Subitement le silence se fait; on va danser les gâteaux offerts par les parrains et marraines des mariés. Ce n'est pas la partie la moins originale d'une noce vendéenne que la danse des gâteaux. Sur une large tôle s'étend la pâtisserie qui, parfois atteint le respectable poids de trente kilogrammes. Deux hommes la tiennent suspendue au-dessus de leurs têtes et conduits par le violoneux exécutent des entrechats, qui pour n'avoir rien de commun avec la chorégraphie, n'en ont pas
moins leur cachet bien particulier. Le gâteau découpé, chacun en reçoit un morceau, puis le café servi on se met à la danse. Cavaliers et cavalières ne perdent pas un seul instant. Jusqu'au moment du dîner les quadrilles succèdent aux polkas les mazurkas aux scottishs. Parfois un farceur jette dans le bal de la graine de chardon et les jeunes filles de se gratter à la joie générale. Les anciens pour qui les sauteries n'ont plus d'agréments, jouent aux cartes, font de nombreuses parties de palets, arrosées par de nombreux verres de gros plant. Au repas du soir, les jeunes filles chantent la chanson de la mariée.
Permettez qu'en ce jour,
O jeune et tendre épouse,
S'explique notre amour ;
Ne soyez point jalouse.
Ecoutez nos accents
Et nos avis touchants
Dès le premier soir, l'alcôve commune abrite les deux époux. Celui d'entre eux qui soufflera la chandelle mourra dans l'année, aussi pour éviter ce malheur, ils doivent
I'éteindre ensemble ou bien la laisser se consumer entièrement. Vers onze heures, tandis que les chants des amateurs de cartes et de palets retentissent dans la grange, la jeunesse prépare la soupe à l'oignon fortement saupoudrée de poivre, comme le veut la tradition, et la porte aux mariés.

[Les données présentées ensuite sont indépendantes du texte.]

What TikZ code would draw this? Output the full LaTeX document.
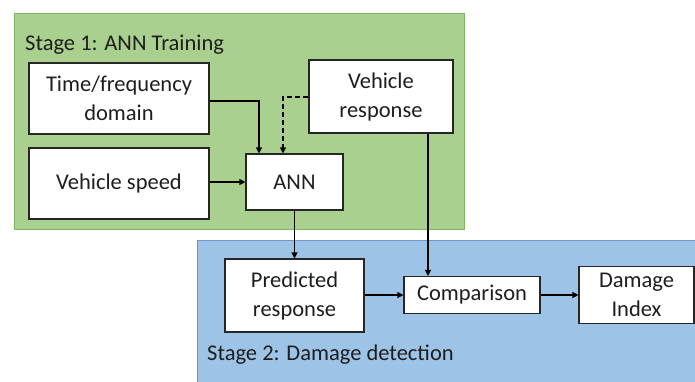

Ceux-ci goûtent les premiers et chacun puise à même dans la soupière.
Le lendemain de bonne heure la soupe aux choux est servie. De nouveau, la danse reprend. Moins nombreux que le jour précédent sont les danseurs. Une nuit sans sommeil pendant laquelle le vin blanc coula trop abondamment a mis beaucoup de cavaliers hors d'état de reprendre la sauterie. Aussi, au dernier repas, de toutes parts se croisent les chants. La cacophonie de la veillée n'est que jeu d'enfant auprès de ce bruit assourdissant pour les oreilles les moins délicates. C'est au cours de ce déjeuner que les frères du marié, célibataires et plus âgés que lui, filent et dévident jusqu'à ce qu'un plaisant enflamme la quenouillée.
Il faut maintenant se quitter. Les voitures s'attellent ; parents et amis prennent congé des jeunes époux ou vont conduire la mariée chez son nouveau maître si elle abandonne le village natal. Ceux qui voyagent à pied, emportant un morceau de pain et de viande fixés au bout d'un bâton font retentir la campagne de leurs chants. Au lointain. dans le
crépuscule gris, on perçoit les échos d'un noceur attardé :
M'en revenant daus noces
I étais bé fatigué Sus le bord d'ine fontaine I me sé repousé… Puis tout rentre dans le silence, car ces deux jours de festin demandent un sommeil réparateur.